What to expect: For the holidays, the restaurant is offering two Christmas Eve menus — a feast of the seven fishes and a chef’s menu — as well as a New Year’s Eve menu with two seatings. All menus are online.
Info: Michael Mina, 252 California St., San Francisco, (415) 397-9222, www.michaelmina.net
The award-winning Danko opened his namesake restaurant in 1999 — and it has since been a Zagat Guide favorite for the past 12 years. Danko — whose achievements include a James Beard Foundation Award for Best Chef in California — is known for cooking in French, Mediterranean and regional American styles, as well as adding seasonings and techniques drawn from Asia and India.
What to expect: The 75-seat restaurant, which recently received its sixth five-star rating from the Mobile Travel Guide as well as a Relais & Chateaux designation, serves dinner nightly with a choice of a three-course menu ($69), a four-course menu ($87), a five-course menu ($102) or a five-course tasting menu ($105). Menus are all online.
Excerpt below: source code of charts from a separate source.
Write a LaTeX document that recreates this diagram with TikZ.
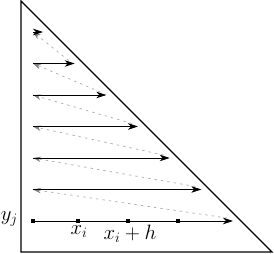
\documentclass[tikz,border=0pt]{standalone}
\usetikzlibrary{arrows.meta}
\begin{document}
\begin{tikzpicture}[x=1pt,y=-1pt,
  rowarrow/.style={line width=0.7pt,-{Stealth[length=10pt,width=6.5pt,inset=3pt]}},
  backarrow/.style={gray!65,line width=0.7pt,dash pattern=on 2.5pt off 4pt,-{Stealth[length=8pt,width=5.5pt,inset=2.5pt,gray]}},
  gridpt/.style={fill=black,inner sep=0pt,minimum size=4.5pt,rectangle},
  lbl/.style={font=\fontsize{20.74}{24}\selectfont,inner sep=1pt}]
\useasboundingbox (0,0) rectangle (274,254);
\coordinate (A) at (21,1);
\coordinate (B) at (21,252);
\coordinate (C) at (272,252);
\draw[line width=1.1pt,line join=miter] (A) -- (B) -- (C) -- cycle;
\foreach \j in {0,...,6}{
  \pgfmathsetmacro{\yy}{221-31.5*\j}
  \pgfmathsetmacro{\xe}{233-31.67*\j}
  \coordinate (s\j) at (33,\yy);
  \coordinate (e\j) at (\xe,\yy);
}
\foreach \j [evaluate=\j as \k using int(\j+1)] in {0,...,5}{
  \draw[backarrow] ([shift={(-6,-3)}]e\j) -- (s\k);
}
\foreach \j in {0,...,6}{
  \draw[rowarrow] (s\j) -- (e\j);
}
\node[gridpt] (p0) at (33,221) {};
\node[gridpt] (p1) at (78,221) {};
\node[gridpt] (p2) at (128,221) {};
\node[gridpt] (p3) at (178,221) {};
\node[lbl,anchor=east,inner sep=0pt] (yj) at (18,219) {$y_j$};
\node[lbl,anchor=north] (xi) at (79,224) {$x_i$};
\node[lbl,anchor=north] (xih) at (130,224) {$x_i+h$};
\end{tikzpicture}
\end{document}
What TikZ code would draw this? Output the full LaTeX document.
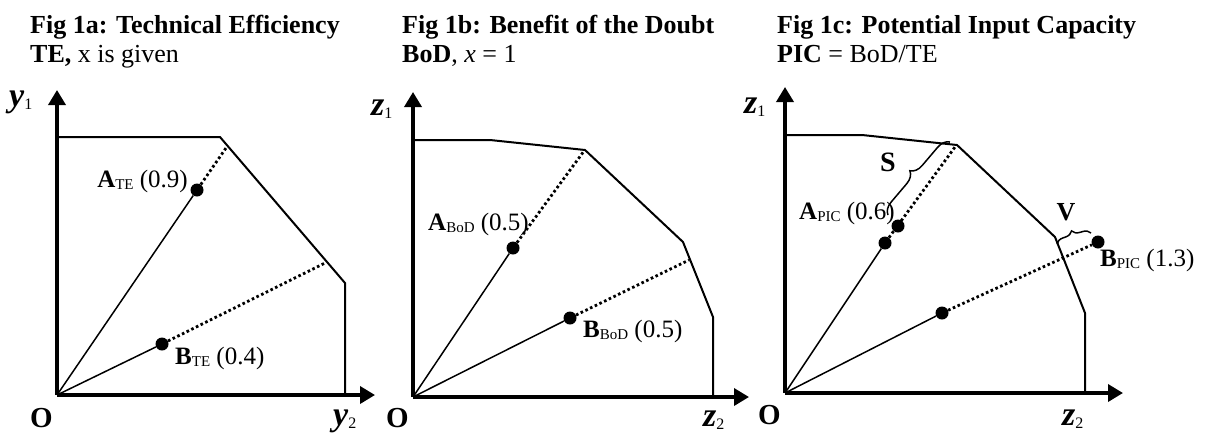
\documentclass[tikz,border=0pt]{standalone}
\usepackage{fontspec}
\setmainfont{Liberation Serif}
\usetikzlibrary{arrows.meta, positioning, calc, decorations.pathreplacing}
\definecolor{ink}{HTML}{000000}
\newcommand{\lsub}[1]{{\fontsize{15}{15}\selectfont\raisebox{-2pt}{#1}}}
\newcommand{\axsub}[1]{{\fontsize{16}{16}\selectfont\normalfont\raisebox{-3pt}{#1}}}
\tikzset{
  axis/.style={line width=3.5pt, draw=ink, -{Triangle[length=15pt, width=17pt]}},
  front/.style={line width=2pt, draw=ink, line join=miter},
  ray/.style={line width=1.5pt, draw=ink},
  proj/.style={line width=2.8pt, draw=ink, dash pattern=on 2.6pt off 2.6pt},
  dot/.style={circle, fill=ink, inner sep=0pt, minimum size=13pt},
  lbl/.style={font=\fontsize{25}{27}\selectfont, inner sep=0pt, text=ink},
  ttl/.style={font=\fontsize{26}{28}\selectfont\bfseries, anchor=base west, inner sep=0pt, text=ink},
  subttl/.style={font=\fontsize{26}{28}\selectfont, anchor=base west, inner sep=0pt, text=ink},
  axl/.style={font=\fontsize{34}{36}\selectfont\bfseries\itshape, anchor=base west, inner sep=0pt, text=ink},
  orig/.style={font=\fontsize{29}{30}\selectfont\bfseries, anchor=base west, inner sep=0pt, text=ink},
  brc/.style={decorate, decoration={brace, amplitude=#1}, line width=1.5pt, draw=ink},
}

\begin{document}
\begin{tikzpicture}[x=1pt, y=-1pt]
\useasboundingbox (0,0) rectangle (1206,432);

% Fig 1a
\node[ttl] (ta1) at (30,33) {Fig 1a: Technical Efficiency};
\node[subttl] (ta2) at (30,62) {\textbf{TE,} x is given};
\coordinate (oa) at (57,395);
\coordinate (ya) at (57,90);
\coordinate (xa) at (375,395);
\draw[front] (57,137) -- (220,137) -- (345,283) -- (345,395);
\draw[axis] (oa) -- (ya);
\draw[axis] (oa) -- (xa);
\node[axl] (lya1) at (9,106) {y\axsub{1}};
\node[axl] (lya2) at (333,425) {y\axsub{2}};
\node[orig] (loa) at (30,427) {O};
\node[dot] (ate) at (197,190) {};
\node[dot] (bte) at (162,344) {};
\coordinate (fate) at (226,148);
\coordinate (fbte) at (325,263);
\draw[ray] (oa) -- (ate);
\draw[ray] (oa) -- (bte);
\draw[proj] (ate) -- (fate);
\draw[proj] (bte) -- (fbte);
\node[lbl, anchor=east] (late) at (188,181) {\textbf{A}\lsub{TE} (0.9)};
\node[lbl, anchor=west] (lbte) at (175,358) {\textbf{B}\lsub{TE} (0.4)};

% Fig 1b
\node[ttl] (tb1) at (402,33) {Fig 1b: Benefit of the Doubt};
\node[subttl] (tb2) at (402,62) {\textbf{BoD}, \textit{x} = 1};
\coordinate (ob) at (413,397);
\coordinate (yb) at (413,92);
\coordinate (xb) at (749,397);
\draw[front] (413,140) -- (490,140) -- (585,150) -- (683,242) -- (713,317) -- (713,397);
\draw[axis] (ob) -- (yb);
\draw[axis] (ob) -- (xb);
\node[axl] (lzb1) at (371,115) {z\axsub{1}};
\node[axl] (lzb2) at (703,426) {z\axsub{2}};
\node[orig] (lob) at (386,427) {O};
\node[dot] (abod) at (513,248) {};
\node[dot] (bbod) at (570,318) {};
\coordinate (fabod) at (584,151);
\coordinate (fbbod) at (689,260);
\draw[ray] (ob) -- (abod);
\draw[ray] (ob) -- (bbod);
\draw[proj] (abod) -- (fabod);
\draw[proj] (bbod) -- (fbbod);
\node[lbl, anchor=west] (labod) at (428,224) {\textbf{A}\lsub{BoD} (0.5)};
\node[lbl, anchor=west] (lbbod) at (583,331) {\textbf{B}\lsub{BoD} (0.5)};

% Fig 1c
\node[ttl] (tc1) at (777,33) {Fig 1c: Potential Input Capacity};
\node[subttl] (tc2) at (777,62) {\textbf{PIC} = BoD/TE};
\coordinate (oc) at (785,393);
\coordinate (yc) at (785,87);
\coordinate (xc) at (1123,393);
\draw[front] (785,135) -- (862,135) -- (957,145) -- (1055,237) -- (1085,313) -- (1085,393);
\draw[axis] (oc) -- (yc);
\draw[axis] (oc) -- (xc);
\node[axl] (lzc1) at (744,113) {z\axsub{1}};
\node[axl] (lzc2) at (1062,425) {z\axsub{2}};
\node[orig] (loc) at (758,424) {O};
\node[dot] (a0) at (885,243) {};
\node[dot] (apic) at (898,226) {};
\node[dot] (b0) at (942,313) {};
\node[dot] (bpic) at (1098,242) {};
\coordinate (fapic) at (955,147);
\draw[ray] (oc) -- (a0);
\draw[ray] (oc) -- (b0);
\draw[proj] (a0) -- (fapic);
\draw[proj] (b0) -- (bpic);
\coordinate (s1) at (888,215);
\coordinate (s2) at (950,142);
\coordinate (v1) at (1057,244);
\coordinate (v2) at (1091,233);
\draw[brc=12pt] (s1) -- (s2);
\draw[brc=8pt] (v1) -- (v2);
\node[lbl, font=\fontsize{28}{30}\selectfont\bfseries] (ls) at (888,162) {S};
\node[lbl, font=\fontsize{26}{28}\selectfont\bfseries] (lv) at (1066,212) {V};
\node[lbl, anchor=west] (lapic) at (799,213) {\textbf{A}\lsub{PIC} (0.6)};
\node[lbl, anchor=west] (lbpic) at (1100,260) {\textbf{B}\lsub{PIC} (1.3)};
\end{tikzpicture}
\end{document}
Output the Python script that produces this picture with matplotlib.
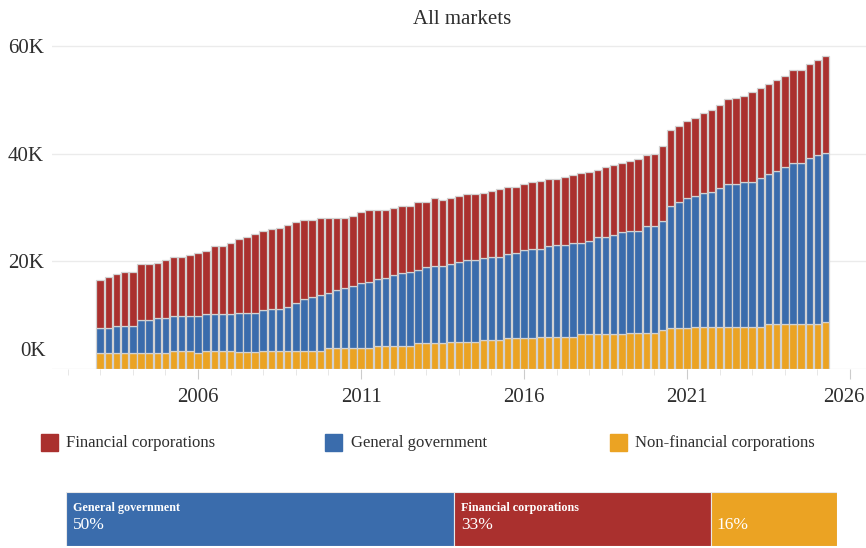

Info: Restaurant Gary Danko, 800 North Point St., San Francisco, (415) 749-2060, www.garydanko.com
In 1993, Oakes picked the Audiffred building — a San Francisco landmark built in 1889 — to open her regional American and French-influenced restaurant. Located across from the Ferry Plaza, the restaurant — which has a beautiful Belle Epoque-designed interior — serves lunch and dinner daily.
What to expect: Oakes, who was named Best Chef in California by the James Beard Foundation in 2001, adheres strictly to principles of sustainability to guide her menu. This popular restaurant — which seems to be brimming with diners every single time I have walked by it — is also the most affordable on this list.
Info: Boulevard, 1 Mission St., San Francisco, (415) 543-6084, www.boulevardrestaurant.com
In 1971, Waters opened Chez Panisse in an arts-and-crafts house on Shattuck Avenue in Berkeley, where it still stands. Named after Honore Panisse, a character in Marcel Pagnol’s 1930s movie trilogy about waterfront life in Marseille, France, the restaurant and cafe — known for using local, organic foods — has been credited for establishing California cuisine. The restaurant also celebrated its 40th anniversary this year.
What you can expect: With more accolades than room for this article, Chez Panisse posts its daily, prix-fixe dinner menus for its downstairs restaurant on its website, which also pays beautiful homage to Pagnol’s films; the cafe serves lunch and dinner with an a la carte menu. For those on a budget, Chez Panisse still offers a three-course prix-fixe dinner ($60 per person) at its downstairs restaurant Monday nights.